Granted, through some mix up with the courts we're still not allowed within 50 feet of Arianna Huffington. But that debacle was several years ago, and we long ago trapped and removed the chimps from her guest house.
So either she holds a long grudge, or Franklin Avenue was accidentally left off the invite to Wednesday night's Huffington Post/Yahoo!/Gawker Media shindig at her house. Either way, after checking out coverage on other sites, we'd be remiss not to mention the Blogging Event of The Year™ and even provide some coverage. (And memo to Arianna: No hard feelings. But seriously, don't expect an Evite to next February's Franklin Avenue Race.)
Some highlights:
Mickey Kaus (r.) warns Defamer's Mark Lisanti to steer clear of the alley behind Arianna's house. Apparently he heard from the guy standing in front of the woman with salsa on her chin -- no, the other woman -- that gangbangers carrying baseball bats and chains had been spotted rumbling near the porch.

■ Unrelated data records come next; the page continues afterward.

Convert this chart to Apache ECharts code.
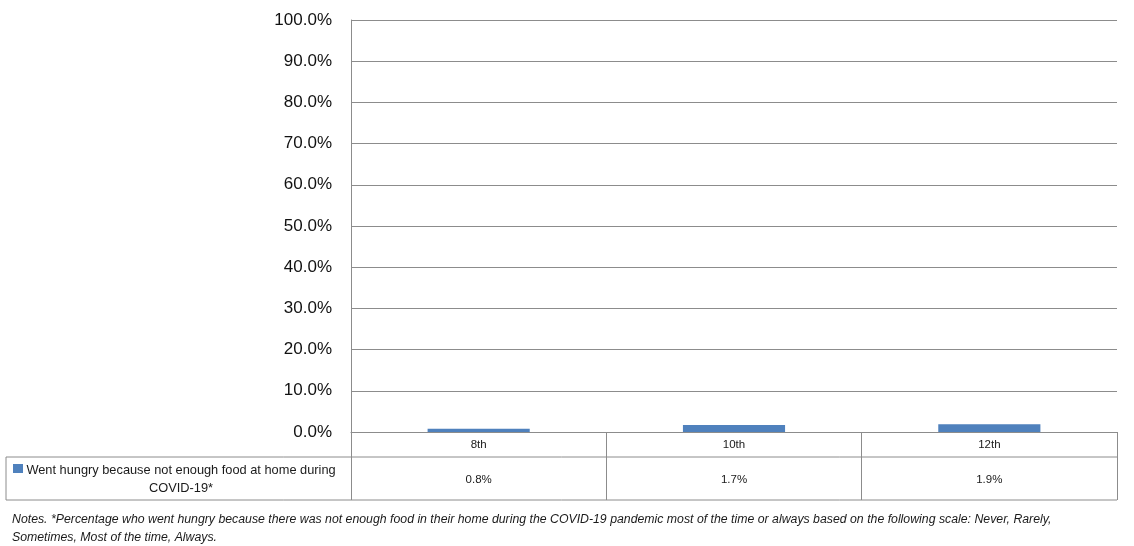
<!DOCTYPE html>
<html>
<head>
<meta charset="utf-8">
<script src="https://cdn.jsdelivr.net/npm/echarts@6/dist/echarts.min.js"></script>
<style>
html,body{margin:0;padding:0;background:#fff;}
#chart{width:1134px;height:546px;}
</style>
</head>
<body>
<div id="chart"></div>
<script>
var categories = ['8th', '10th', '12th'];
var values = [0.8, 1.7, 1.9];
var seriesName = 'Went hungry because not enough food at home during COVID-19*';
var legendLines = ['Went hungry because not enough food at home during', 'COVID-19*'];
var notesLines = [
  'Notes. *Percentage who went hungry because there was not enough food in their home during the COVID-19 pandemic most of the time or always based on the following scale: Never, Rarely,',
  'Sometimes, Most of the time, Always.'
];

var L = 351, R = 1117, T = 20, B = 432;
var ROW1 = 457, ROW2 = 500, TL = 6;
var lineColor = '#8c8c8c';
var font = '"Liberation Sans", Arial, sans-serif';

var chart = echarts.init(document.getElementById('chart'));
chart.setOption({
  animation: false,
  grid: { left: L, right: 1134 - R, top: T, bottom: 546 - B, containLabel: false },
  xAxis: {
    type: 'category',
    data: categories,
    boundaryGap: true,
    axisLine: { show: true, lineStyle: { color: lineColor, width: 1 } },
    axisTick: { show: true, length: ROW2 - B, alignWithLabel: false, lineStyle: { color: lineColor, width: 1 } },
    axisLabel: {
      margin: 0,
      interval: 0,
      formatter: function (v, i) { return '{a|' + v + '}\n{b|' + values[i].toFixed(1) + '%}'; },
      rich: {
        a: { fontFamily: font, fontSize: 11.5, lineHeight: ROW1 - B, color: '#1a1a1a' },
        b: { fontFamily: font, fontSize: 11.5, lineHeight: ROW2 - ROW1 + 2, color: '#1a1a1a' }
      }
    },
    splitLine: { show: false }
  },
  yAxis: {
    type: 'value',
    min: 0, max: 100, interval: 10,
    axisLine: { show: true, lineStyle: { color: lineColor, width: 1 } },
    axisTick: { show: false },
    axisLabel: {
      margin: 19,
      formatter: function (v) { return v.toFixed(1) + '%'; },
      fontFamily: font, fontSize: 17, color: '#111'
    },
    splitLine: { show: true, lineStyle: { color: lineColor, width: 1 } }
  },
  series: [{
    name: seriesName,
    type: 'bar',
    data: values,
    barWidth: '40%',
    itemStyle: { color: '#4f81bd' }
  }],
  graphic: [
    { type: 'line', shape: { x1: TL, y1: ROW1, x2: R, y2: ROW1 }, style: { stroke: lineColor, lineWidth: 1 } },
    { type: 'line', shape: { x1: TL, y1: ROW2, x2: R, y2: ROW2 }, style: { stroke: lineColor, lineWidth: 1 } },
    { type: 'line', shape: { x1: TL, y1: ROW1, x2: TL, y2: ROW2 }, style: { stroke: lineColor, lineWidth: 1 } },
    { type: 'rect', shape: { x: 13, y: 464, width: 10, height: 9 }, style: { fill: '#4f81bd' } },
    { type: 'text', x: 181, y: 461, style: {
        text: legendLines.join('\n'), fontFamily: font, fontSize: 12.8, lineHeight: 18,
        align: 'center', verticalAlign: 'top', fill: '#1a1a1a' } },
    { type: 'text', x: 12, y: 511, style: {
        text: notesLines.join('\n'), fontFamily: font, fontSize: 12.3, fontStyle: 'italic', lineHeight: 18,
        align: 'left', verticalAlign: 'top', fill: '#1a1a1a' } }
  ]
});
</script>
</body>
</html>
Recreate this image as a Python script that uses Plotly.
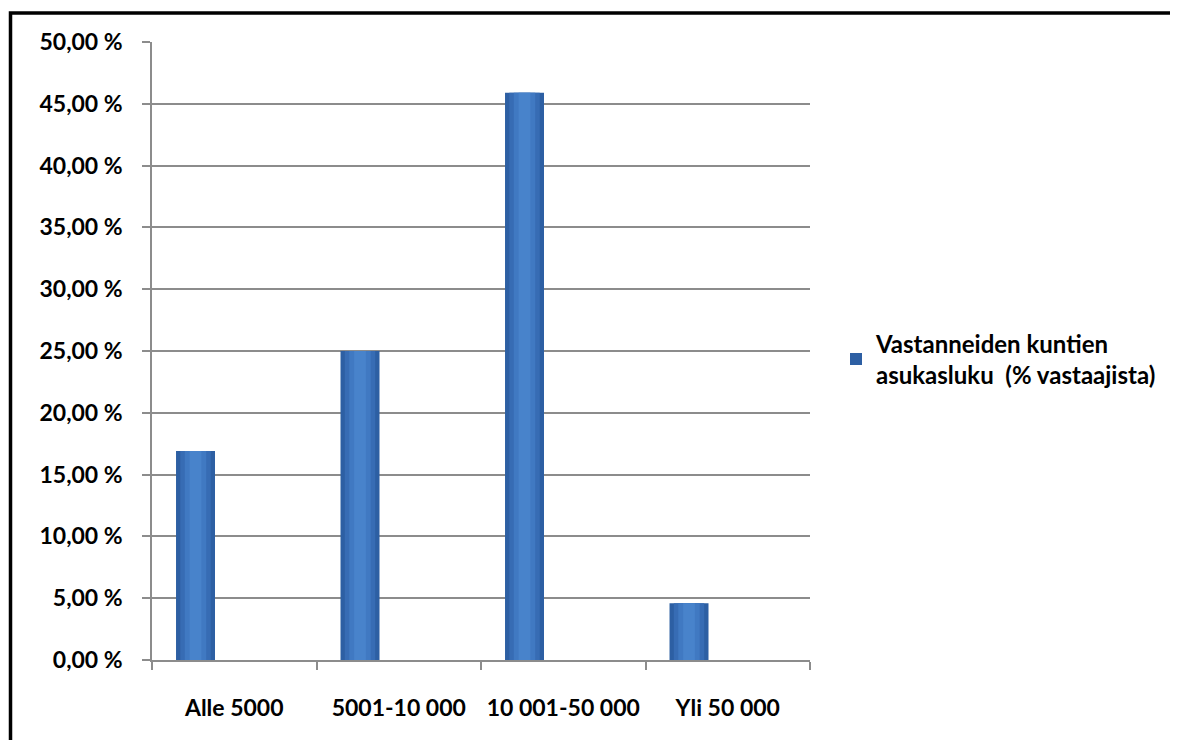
import plotly.graph_objects as go

categories = ["Alle 5000", "5001-10 000", "10 001-50 000", "Yli 50 000"]
values = [16.9, 25.0, 45.9, 4.6]
series_name = "Vastanneiden kuntien<br>asukasluku  (% vastaajista)"
y_tickvals = [0, 5, 10, 15, 20, 25, 30, 35, 40, 45, 50]
y_ticktext = ["0,00 %", "5,00 %", "10,00 %", "15,00 %", "20,00 %", "25,00 %",
              "30,00 %", "35,00 %", "40,00 %", "45,00 %", "50,00 %"]

# the page adds an 8px body margin, so figure coords = screen coords - 8
OFF = 8
W, H = 1178 - OFF, 740 - OFF
L, R, T, B = 152 - OFF, 810 - OFF, 41.5 - OFF, 660 - OFF
pw, ph = R - L, B - T

def px_x(x):
    return (x - OFF - L) / pw

def px_y(y):
    return (B - (y - OFF)) / ph

FONT = "Lato"
FS = 23
grid = "#8c8c8c"

bar_w = 0.237
bar_off = -0.354
layers = [
    (1.0, "#2d5fa3", True),
    (0.78, "#376cb4", False),
    (0.55, "#4079c2", False),
    (0.3, "#4883cb", False),
]

fig = go.Figure()
for frac, col, show in layers:
    w = bar_w * frac
    off = bar_off + (bar_w - w) / 2
    fig.add_trace(go.Bar(
        x=categories, y=values, name=series_name,
        width=w, offset=off,
        marker=dict(color=col, line=dict(width=0)),
        showlegend=show, hoverinfo="skip" if not show else None,
    ))

fig.update_layout(
    width=W, height=H,
    margin=dict(l=L, r=W - R, t=T, b=H - B, pad=0),
    paper_bgcolor="white", plot_bgcolor="white",
    barmode="overlay",
    font=dict(family=FONT, size=FS, color="black", weight="bold"),
    showlegend=True,
    legend=dict(
        x=px_x(836), y=px_y(359), xanchor="left", yanchor="middle",
        font=dict(family=FONT, size=24, color="black", weight="bold"),
        bgcolor="rgba(0,0,0,0)", itemwidth=30,
    ),
    xaxis=dict(
        range=[-0.5, 3.5],
        showline=True, linecolor=grid, linewidth=1.5,
        ticks="outside", ticklen=8, tickcolor=grid, tickwidth=1.5,
        tickson="boundaries", showgrid=False,
        ticklabelstandoff=27,
        tickfont=dict(family=FONT, size=FS, color="black", weight="bold"),
    ),
    yaxis=dict(
        range=[0, 50], tickvals=y_tickvals, ticktext=y_ticktext,
        showline=True, linecolor=grid, linewidth=1.5,
        ticks="outside", ticklen=8, tickcolor=grid, tickwidth=1.5,
        showgrid=True, gridcolor=grid, gridwidth=1.5,
        zeroline=False,
        ticklabelstandoff=15,
        tickfont=dict(family=FONT, size=FS, color="black", weight="bold"),
    ),
    shapes=[dict(
        type="rect", xref="paper", yref="paper",
        x0=px_x(10.5), x1=px_x(1195), y0=px_y(760), y1=px_y(12.5),
        line=dict(color="black", width=3.5), fillcolor="rgba(0,0,0,0)",
        layer="above",
    )],
)

fig.write_html("out.html")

The party's surprise musical entertainment, proud new papa Kevin Federline, sneaks in through the back of Arianna's estate; Federleezy -- who nearly stormed off the stage after Bill Maher introduced him as "Kevin Federline" and not the preferred "K-Fed" -- previewed a few more new tracks to a thrilled aud. Arianna even stepped on stage to provide backup on the show-stopping encore, "Bitches Be Frontin'."
Gawker Media bossman Nick Denton reveals the company's next big blog: The religion- themed site www.crucialfix.com. (Wait a sec... that's actually not a bad idea. Nick, call me.)
Blood is shed as the east coast/west coast battle between FishbowlNY and FishbowlLA finally boils over. Michael Sonnenschein, your death shall be avenged.